A central question is whether near-homomorphisms (additive up to uniformly bounded finite-rank error) can be approximated by genuine homomorphisms to within uniformly bounded error. For $G=V$ a countable $k$-vector space over a finite field $k=\mathbb{F}_p$, $d < p-1$, and $M^d$ the space of degree-$d$ homogeneous polynomials, for any map $A:V\to M^d$ satisfying $r(A(v+v')-A(v)-A(v'))\leq r$, there exists a homomorphism $X:V\to M^d$ with $r(A(v)-X(v))\leq R(r,k,d)$ for all $v$, uniquely determined up to finite-rank. This result employs Gowers norms and inverse theorems in the finite-dimensional case, and compactness/diagonal arguments for the infinite-dimensional extension (Kazhdan et al., 2017).

A precise version for $G=\mathbb{Z}$ and $k$ of characteristic $\neq 2$ is: if $r(A(m+n)-A(m)-A(n))\leq 1$, then $R(\mathbb{Z},1,k)\leq 2$, so $r(A(n)-nX)\leq 2$ for some $X$. In contrast, in low characteristic (e.g., $k=\mathbb{F}_2$ and quadratic forms), counterexamples demonstrate the failure of bounded-rank approximation, necessitating further generalizations.

5. Connections to Residues, Compactification, and Positive Geometry

For affine arrangements, finite-distance cohomology classes correspond to logarithmic forms with vanishing residues along exceptional divisors at infinity. The relevant partial compactification is constructed by adding the hyperplane at infinity and blowing up only those strata entirely at infinity, ensuring the boundary divisor $Y = X \setminus \mathbb{C}^n$ captures the geometry of faces "at infinity" but not those inside affine space. This yields an identification

$$H^n_{<\infty}(M) \simeq \ker\left( \bigoplus_{i\in I} \operatorname{Res}_{Y_i^\circ}: H^n(\mathbb{C}^n \setminus A)\to \bigoplus_{i\in I} H^{n-1}(Y_i^\circ) \right),$$

with $Y_i$ components of the boundary divisor (Pfister, 31 Jan 2026).
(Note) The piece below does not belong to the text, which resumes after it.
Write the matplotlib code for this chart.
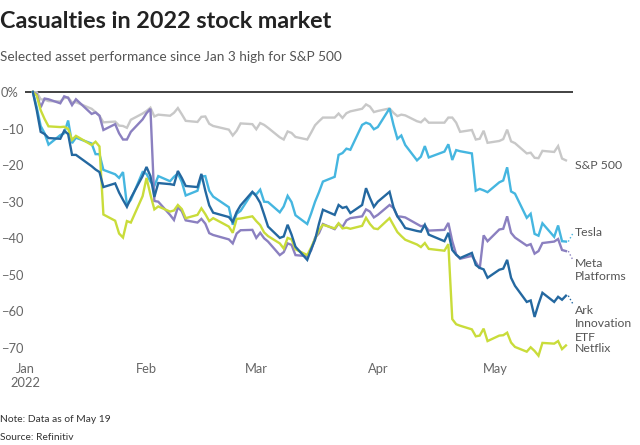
import matplotlib
matplotlib.use("Agg")
import matplotlib.pyplot as plt
import pandas as pd

plt.rcParams['font.family'] = ['Lato', 'DejaVu Sans']

# trading days Jan 3 - May 19, 2022
holidays = ['2022-01-17', '2022-02-21', '2022-04-15']
dates = [d for d in pd.bdate_range('2022-01-03', '2022-05-19') if d.strftime('%Y-%m-%d') not in holidays]

sp500 = [0, -0.1, -2.0, -2.1, -2.5, -2.6, -1.7, -1.5, -2.9, -2.8, -4.6, -5.5, -6.5, -8.3, -8.1, -9.2, -9.3, -9.8, -7.6, -5.9,
         -5.2, -4.3, -6.7, -6.2, -6.5, -5.7, -4.4, -6.1, -7.9, -8.2, -6.8, -6.7, -8.7, -9.3, -10.3, -11.9, -10.6, -8.6, -8.8,
         -10.2, -8.5, -9.0, -9.8, -12.4, -13.0, -10.8, -11.2, -12.3, -13.0, -11.1, -9.1, -8.0, -7.0, -7.0, -5.9, -7.1, -5.8, -5.3, -4.6, -3.4, -4.0, -5.5,
         -5.2, -4.5, -5.7, -6.6, -6.2, -6.4, -8.0, -8.3, -7.3, -8.4, -8.4, -7.0, -7.0, -8.4, -10.9, -10.4, -13.0, -12.8, -10.6, -13.9,
         -13.4, -12.9, -10.3, -13.5, -14.0, -16.8, -16.6, -18.0, -18.1, -16.1, -16.4, -14.8, -18.2, -18.7]

tesla = [0, -4.2, -9.3, -11.3, -14.4, -11.8, -11.3, -7.8, -14.0, -12.5, -14.1, -17.0, -17.0, -21.3, -22.5, -23.5, -21.9, -30.9, -29.5, -21.9,
         -22.4, -24.5, -25.7, -23.0, -24.4, -23.2, -22.3, -24.6, -28.3, -27.0, -23.1, -23.0, -27.0, -28.6, -31.5, -36.3, -33.3, -32.5, -27.5,
         -28.0, -26.7, -30.0, -30.1, -32.9, -31.3, -28.4, -30.1, -33.7, -36.1, -33.2, -30.0, -27.4, -24.5, -23.2, -17.2, -16.7, -15.5, -15.8, -9.0, -8.4, -8.8, -10.2,
         -9.6, -4.5, -9.0, -12.8, -11.9, -14.5, -18.7, -17.7, -14.8, -17.9, -16.3, -14.3, -18.6, -15.9, -16.2, -16.8, -27.0, -26.5, -26.9, -27.4,
         -24.7, -24.2, -20.6, -27.2, -27.8, -34.4, -33.3, -38.8, -39.3, -35.9, -39.6, -36.5, -40.8, -40.9]

meta = [0, -0.6, -4.2, -1.8, -2.0, -3.1, -1.2, -1.6, -3.6, -2.0, -6.0, -5.6, -6.5, -10.4, -8.8, -11.3, -13.0, -13.0, -10.9, -7.5,
        -5.8, -4.6, -29.8, -30.0, -33.6, -35.0, -31.5, -32.6, -35.1, -35.7, -34.7, -36.0, -38.6, -39.1, -40.3, -41.4, -38.7, -37.8, -37.7,
        -39.9, -38.5, -40.0, -40.9, -44.6, -43.8, -41.4, -41.8, -44.6, -44.9, -43.3, -39.9, -38.6, -36.1, -37.5, -36.0, -36.9, -35.1, -34.5, -34.0, -32.1, -32.7, -34.3,
        -33.6, -30.9, -31.7, -34.0, -34.1, -34.3, -36.1, -36.7, -36.5, -37.9, -37.7, -35.8, -40.8, -44.4, -45.6, -44.8, -46.5, -48.3, -39.2, -40.8,
        -37.6, -37.4, -34.0, -38.5, -39.8, -42.0, -41.6, -44.2, -43.5, -41.3, -40.9, -40.2, -43.2, -43.5]

ark = [0, -5.0, -10.9, -11.5, -12.6, -12.8, -10.6, -11.5, -17.2, -17.2, -20.3, -21.2, -21.9, -26.0, -25.0, -27.5, -29.5, -31.4, -29.0, -23.0,
       -20.5, -23.0, -28.7, -24.9, -25.2, -25.4, -21.6, -23.5, -25.7, -26.0, -22.4, -27.0, -31.0, -33.0, -34.2, -35.5, -32.8, -31.0, -27.3,
       -28.5, -30.3, -33.5, -36.8, -39.9, -39.5, -36.3, -39.0, -42.3, -45.9, -43.0, -40.4, -36.0, -32.2, -33.6, -30.9, -31.7, -31.4, -33.1, -30.9, -26.3, -29.0, -31.4,
       -30.0, -27.3, -31.5, -34.0, -35.5, -37.2, -38.0, -38.2, -36.3, -39.0, -40.8, -38.5, -43.2, -44.5, -45.4, -44.0, -47.3, -48.1, -48.5, -50.8,
       -48.6, -48.3, -45.9, -50.8, -53.0, -57.4, -57.0, -61.5, -58.0, -54.9, -57.4, -56.0, -56.8, -55.7]

netflix = [0, -1.0, -5.0, -7.4, -9.4, -9.6, -9.5, -10.1, -13.1, -12.0, -14.5, -13.6, -14.9, -33.5, -35.2, -38.7, -39.8, -35.3, -35.7, -28.5,
           -23.5, -28.1, -32.1, -31.3, -32.7, -32.4, -30.9, -32.0, -34.5, -33.6, -31.8, -33.4, -35.3, -34.5, -36.8, -38.5, -34.7, -34.6, -34.0,
           -35.3, -36.4, -38.4, -39.4, -41.4, -42.8, -39.9, -40.3, -43.0, -44.6, -42.5, -40.1, -37.8, -36.3, -37.3, -35.9, -37.3, -37.1, -37.4, -36.6, -34.4, -36.1, -37.3,
           -37.5, -34.5, -36.4, -38.3, -39.4, -40.4, -41.7, -42.4, -41.3, -42.9, -43.4, -41.6, -62.1, -63.5, -63.9, -64.9, -66.8, -66.6, -64.7, -68.1,
           -66.6, -66.5, -65.8, -68.5, -69.7, -71.0, -69.8, -70.8, -72.1, -68.6, -68.8, -68.1, -70.3, -69.3]

series_names = ['S&P 500', 'Tesla', 'Meta\nPlatforms', 'Ark\nInnovation\nETF', 'Netflix']
series_colors = ['#c8c8c8', '#45b6e0', '#8b80c0', '#2468a0', '#c9dc3a']
label_y = [-20.0, -38.3, -48.7, -63.4, -70.0]

y_ticks = [0, -10, -20, -30, -40, -50, -60, -70]
y_tick_labels = ['0%', '\u221210', '\u221220', '\u221230', '\u221240', '\u221250', '\u221260', '\u221270']
x_ticks = ['2022-01-01', '2022-02-01', '2022-03-01', '2022-04-01', '2022-05-01']
x_tick_labels = ['Jan\n2022', 'Feb', 'Mar', 'Apr', 'May']

fig = plt.figure(figsize=(6.4, 4.45), dpi=100)
ax = fig.add_axes([25/640, 1-359/445, 548/640, (359-88.3)/445])

ax.axhline(0, color='#333333', lw=1.3, zorder=1)

values = [sp500, tesla, meta, ark, netflix]
zorders = [2, 3, 4, 6, 5]
for vals, col, z in zip(values, series_colors, zorders):
    ax.plot(dates, vals, color=col, lw=1.7, zorder=z, solid_joinstyle='miter')

t0 = pd.Timestamp('2022-01-01')
ax.set_xlim(t0, t0 + pd.Timedelta(days=139.8))
ax.set_ylim(-73, 1)

lab_x = t0 + pd.Timedelta(days=140.3)
for name, col, ly, vals in zip(series_names, series_colors, label_y, values):
    ax.text(lab_x, ly, name, ha='left', va='center', fontsize=8.8, color='#555555',
            linespacing=1.3, clip_on=False)

# dotted connectors
conn = [(1, -38.8), (2, -45.8), (3, -57.8)]
for i, ly in conn:
    ax.plot([pd.Timestamp('2022-05-19') + pd.Timedelta(days=0.6), t0 + pd.Timedelta(days=139.7)],
            [values[i][-1], ly], color=series_colors[i], lw=1, ls=':', clip_on=False)

ax.set_yticks(y_ticks)
ax.set_yticklabels(y_tick_labels)
ax.set_xticks([pd.Timestamp(d) for d in x_ticks])
ax.set_xticklabels(x_tick_labels)
ax.tick_params(axis='y', length=0, pad=17.5, labelsize=9.3, labelcolor='#666666')
ax.tick_params(axis='x', length=0, pad=3, labelsize=9.3, labelcolor='#666666')
for lbl in ax.get_yticklabels():
    lbl.set_ha('left')
for s in ax.spines.values():
    s.set_visible(False)
ax.grid(False)

fig.text(0.0, 1-22/445, 'Casualties in 2022 stock market', fontsize=16.8, fontweight='bold',
         color='#222222', ha='left', va='center')
fig.text(0.0, 1-57/445, 'Selected asset performance since Jan 3 high for S&P 500', fontsize=9.8,
         color='#555555', ha='left', va='center')
fig.text(0.0, 1-420/445, 'Note: Data as of May 19', fontsize=7.4, color='#333333', ha='left', va='center')
fig.text(0.0, 1-437/445, 'Source: Refinitiv', fontsize=7.4, color='#333333', ha='left', va='center')

fig.savefig('out.png', dpi=100)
These cohomology classes coincide with the canonical forms of positive geometry in the sense of Arkani-Hamed, Bai, and Lam: each chamber (relative cycle) in $H_n(\mathbb{C}^n,A)$ is paired, via the canonical mapping, with a unique logarithmic form in $H^n_{<\infty}(M)$. Explicitly, such forms are sums over non-broken-circuit sets and constructed from basic logarithmic forms.

6. Illustrative Examples and Physical Applications

A five-line arrangement in $\mathbb{C}^2$,

$A=\{x=0,\, x-1=0,\, y=0,\, y-1=0,\, x-y=0 \},$

has $H^2_{<\infty}(M)\cong \ker(\partial)$ of dimension $2$, matching the number of bounded regions in the real locus. In a physical context, the two-site cosmological correlator corresponds to an arrangement of three hyperplanes in $\mathbb{C}^2$ with $H^2_{<\infty}=1$ and the explicit canonical form recovers the known integrand via the residue method (Pfister, 31 Jan 2026).

7. Interpretation, Scope, and Obstructions

The algebraic "approximate cohomology" theory generalizes the concept of $\epsilon$-representations, measuring "defects" of near-morphisms not correctable by finite-rank adjustment. For hyperplane complements, cohomology at finite distance provides a bridge between combinatorial, topological, and geometric frameworks, and directly realizes canonical forms with precise normalization and vanishing properties at infinity. Counterexamples in low characteristic show the necessity of further structural refinements (such as the introduction of nonclassical obstructions) for broad generality in bounded-rank representation theory (Kazhdan et al., 2017).